Тот, кто впервые увидит икону «Собор святых, в земле Симбирской просиявших», наверняка, будет удивлен. Потому что среди восьми человек, изображенных на ней − среди иереев и протоиереев, во втором ряду справа стоит женщина в монашеском одеянии. Как и многие другие симбирские новомученики, монахиня Екатерина (Декалина) пала жертвой богоборческой власти в советское время и была причислена к лику святых относительно недавно.
Лишь в середине 2004 года монахиня Екатерина (Декалина) была прославлена в чине преподобномученицы. Будучи монахиней Симбирского Спасского Новодевичьего монастыря, в 1937 году она попала под арест, и, претерпев мучения за свою веру, была казнена ночью с 17 на 18 февраля 1938 года.
Хотя с той поры миновало уже больше полувека, её подвиг – вне времени. Он навсегда запечатлел имя Екатерины Декалиной среди других подвижников земли Симбирской.
Но каким человеком она была? В какое время жила? Что мы знаем о её подвиге? На эти вопросы мы попытаемся ответить.
В последние годы историки, краеведы и богословы все больше внимания уделяют тем святым, от которых нас отделяют не века, а всего лишь десятилетия. Сильные и отважные люди, которые пострадали за веру в двадцатые и тридцатые годы – сегодня они ценный пример для наших современников. Пример веры истовой и несокрушимой, благодаря которой Православие выдерживало любые испытания во все времена.

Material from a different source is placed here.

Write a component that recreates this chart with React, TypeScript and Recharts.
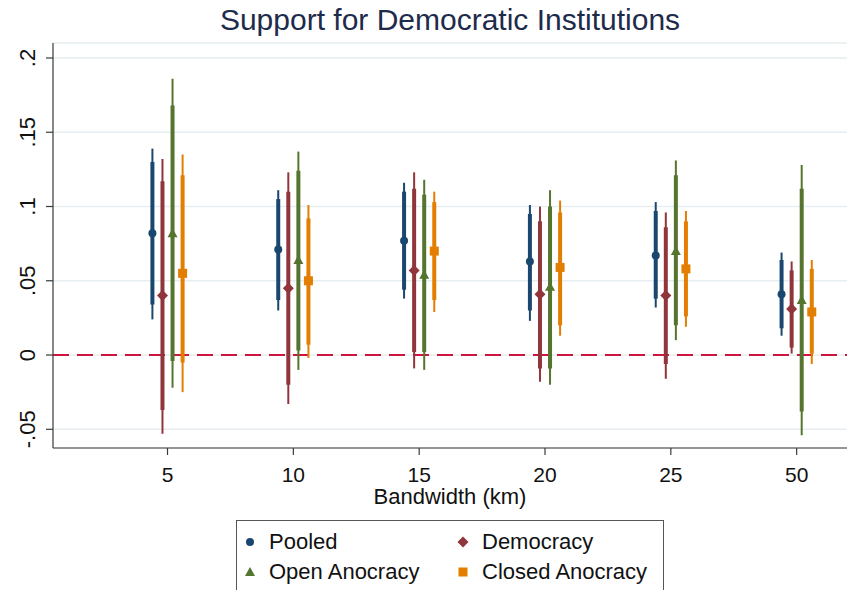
import { CartesianGrid, ErrorBar, ReferenceLine, Scatter, ScatterChart, XAxis, YAxis } from 'recharts'

const FONT = '"Liberation Sans", Arial, sans-serif'

const bandwidths = ['5', '10', '15', '20', '25', '50']
const xTicks = [1, 2, 3, 4, 5, 6]
const yTicks = [-0.05, 0, 0.05, 0.1, 0.15, 0.2]

// point estimates with 90% (thick) and 95% (thin) intervals
const pooledEst = [0.082, 0.071, 0.077, 0.063, 0.067, 0.041]
const pooledLo95 = [0.024, 0.03, 0.038, 0.023, 0.032, 0.013]
const pooledHi95 = [0.139, 0.111, 0.116, 0.101, 0.103, 0.069]
const pooledLo90 = [0.034, 0.037, 0.044, 0.03, 0.038, 0.018]
const pooledHi90 = [0.13, 0.105, 0.11, 0.095, 0.097, 0.064]

const democracyEst = [0.04, 0.045, 0.057, 0.041, 0.04, 0.031]
const democracyLo95 = [-0.053, -0.033, -0.009, -0.018, -0.016, 0.001]
const democracyHi95 = [0.132, 0.123, 0.123, 0.1, 0.096, 0.063]
const democracyLo90 = [-0.037, -0.02, 0.002, -0.009, -0.006, 0.005]
const democracyHi90 = [0.117, 0.11, 0.112, 0.09, 0.086, 0.057]

const openEst = [0.082, 0.064, 0.054, 0.046, 0.07, 0.037]
const openLo95 = [-0.022, -0.01, -0.01, -0.02, 0.01, -0.054]
const openHi95 = [0.186, 0.137, 0.118, 0.111, 0.131, 0.128]
const openLo90 = [-0.004, 0.003, 0.002, -0.009, 0.02, -0.038]
const openHi90 = [0.168, 0.124, 0.108, 0.1, 0.121, 0.112]

const closedEst = [0.055, 0.05, 0.07, 0.059, 0.058, 0.029]
const closedLo95 = [-0.025, -0.002, 0.029, 0.013, 0.019, -0.006]
const closedHi95 = [0.135, 0.101, 0.11, 0.104, 0.097, 0.064]
const closedLo90 = [-0.005, 0.007, 0.037, 0.02, 0.026, 0.001]
const closedHi90 = [0.121, 0.092, 0.103, 0.096, 0.09, 0.058]

type Kind = 'circle' | 'diamond' | 'triangle' | 'square'

const SERIES: {
  name: string
  color: string
  kind: Kind
  offset: number
  est: number[]
  lo95: number[]
  hi95: number[]
  lo90: number[]
  hi90: number[]
}[] = [
  { name: 'Pooled', color: '#1a476f', kind: 'circle', offset: -0.12, est: pooledEst, lo95: pooledLo95, hi95: pooledHi95, lo90: pooledLo90, hi90: pooledHi90 },
  { name: 'Democracy', color: '#90353b', kind: 'diamond', offset: -0.04, est: democracyEst, lo95: democracyLo95, hi95: democracyHi95, lo90: democracyLo90, hi90: democracyHi90 },
  { name: 'Open Anocracy', color: '#55752f', kind: 'triangle', offset: 0.04, est: openEst, lo95: openLo95, hi95: openHi95, lo90: openLo90, hi90: openHi90 },
  { name: 'Closed Anocracy', color: '#e37e00', kind: 'square', offset: 0.12, est: closedEst, lo95: closedLo95, hi95: closedHi95, lo90: closedLo90, hi90: closedHi90 },
]

type Row = { pos: number; est: number; lo95: number; hi95: number; lo90: number; hi90: number }

// scatter points spread the row in but overwrite x/y with pixels, so read from payload
const rowOf = (d: any): Row => (d && d.payload ? d.payload : d)
const ci95 = (d: any) => {
  const r = rowOf(d)
  return [r.est - r.lo95, r.hi95 - r.est]
}
const ci90 = (d: any) => {
  const r = rowOf(d)
  return [r.est - r.lo90, r.hi90 - r.est]
}

function Marker({ cx, cy, kind, color }: { cx: number; cy: number; kind: Kind; color: string }) {
  if (cx == null || cy == null) return null
  if (kind === 'circle') return <circle cx={cx} cy={cy} r={4} fill={color} />
  if (kind === 'diamond')
    return <polygon points={`${cx},${cy - 5.5} ${cx + 5.5},${cy} ${cx},${cy + 5.5} ${cx - 5.5},${cy}`} fill={color} />
  if (kind === 'triangle')
    return <polygon points={`${cx},${cy - 5} ${cx + 5},${cy + 4} ${cx - 5},${cy + 4}`} fill={color} />
  return <rect x={cx - 4.5} y={cy - 4.5} width={9} height={9} fill={color} />
}

const fmtY = (v: number) => {
  if (v === 0) return '0'
  const s = String(Math.abs(v)).replace(/^0/, '')
  return v < 0 ? '-' + s : s
}

function YTick({ x, y, payload }: any) {
  return (
    <text x={x} y={y} transform={`rotate(-90 ${x} ${y})`} textAnchor="middle" fontSize={22} fontFamily={FONT} fill="#111">
      {fmtY(payload.value)}
    </text>
  )
}

function XTick({ x, y, payload }: any) {
  return (
    <text x={x} y={y} dy={25} textAnchor="middle" fontSize={21} fontFamily={FONT} fill="#111">
      {bandwidths[payload.value - 1]}
    </text>
  )
}

export default function App() {
  return (
    <div style={{ position: 'absolute', left: 0, top: 0, width: 849, height: 590, overflow: 'hidden', background: '#fff' }}>
      <ScatterChart width={849} height={590} margin={{ top: 43, right: 2, bottom: 82, left: 0 }}>
        <CartesianGrid vertical={false} stroke="#e6eef1" strokeWidth={1.5} />
        <XAxis
          type="number"
          dataKey="pos"
          domain={[0.09, 6.4]}
          allowDataOverflow
          ticks={xTicks}
          height={60}
          tick={<XTick />}
          tickSize={7}
          tickMargin={2}
          axisLine={{ stroke: '#3a3a3a', strokeWidth: 1.2 }}
          tickLine={{ stroke: '#3a3a3a', strokeWidth: 1.2 }}
          label={{ value: 'Bandwidth (km)', position: 'insideBottom', offset: 4, fontSize: 22, fontFamily: FONT, fill: '#111' }}
        />
        <YAxis
          type="number"
          dataKey="est"
          domain={[-0.0626, 0.2101]}
          allowDataOverflow
          ticks={yTicks}
          width={53}
          tick={<YTick />}
          tickSize={7}
          tickMargin={11}
          axisLine={{ stroke: '#3a3a3a', strokeWidth: 1.2 }}
          tickLine={{ stroke: '#3a3a3a', strokeWidth: 1.2 }}
        />
        <ReferenceLine y={0} stroke="#cc1640" strokeWidth={2} strokeDasharray="16 8" />
        {SERIES.map((s) => {
          const data: Row[] = bandwidths.map((_, i) => ({
            pos: i + 1 + s.offset,
            est: s.est[i],
            lo95: s.lo95[i],
            hi95: s.hi95[i],
            lo90: s.lo90[i],
            hi90: s.hi90[i],
          }))
          return (
            <Scatter
              key={s.name}
              name={s.name}
              data={data}
              fill={s.color}
              isAnimationActive={false}
              shape={(p: any) => <Marker cx={p.cx} cy={p.cy} kind={s.kind} color={s.color} />}
            >
              <ErrorBar direction="y" dataKey={ci95} width={0} stroke={s.color} strokeWidth={2} isAnimationActive={false} />
              <ErrorBar direction="y" dataKey={ci90} width={0} stroke={s.color} strokeWidth={4} isAnimationActive={false} />
            </Scatter>
          )
        })}
      </ScatterChart>
      <svg width={849} height={590} style={{ position: 'absolute', left: 0, top: 0, pointerEvents: 'none' }}>
        <text x={450} y={30} textAnchor="middle" fontSize={30} fontFamily={FONT} fill="#1e2b4a">
          Support for Democratic Institutions
        </text>
        <rect x={236.5} y={520.5} width={427} height={90} fill="none" stroke="#555" strokeWidth={1} />
        {SERIES.map((s, i) => {
          const mx = i % 2 === 0 ? 250 : 463
          const ty = i < 2 ? 549 : 579
          const my = ty - 7
          return (
            <g key={s.name}>
              <Marker cx={mx} cy={my} kind={s.kind} color={s.color} />
              <text x={mx + 19} y={ty} fontSize={22} fontFamily={FONT} fill="#111">
                {s.name}
              </text>
            </g>
          )
        })}
      </svg>
    </div>
  )
}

Симбирская земля – не исключение. И стоит отметить, что история местных новомучеников тесно связана с историей Спасского монастыря. Ведь за годы красного террора одних только монахинь из этого монастыря было расстреляно более двух десятков. В истории этого места, словно в зеркале, отразилась вся история гонений на Православие в Симбирске-Ульяновске.
Симбирский Спасский Новодевичий монастырь возник практически одновременно с городом. Город и двадцати лет еще не стоял, а монастырь уже жил и развивался. К концу ХХ века он занимал огромную территорию. За триста лет он занял целый квартал – в пределах современных улиц Спасской, Бебеля, Карла Маркса и Пожарного переулка.
Жители говорили о нем с гордостью. И это не удивительно. Во главе монастырского ансамбля стоял прекрасный пятиглавый храм в византийском стиле с высокой колокольней и тремя алтарями в ряд. Позолоченный иконостас был привезен из Москвы. Там же были написаны и все иконы.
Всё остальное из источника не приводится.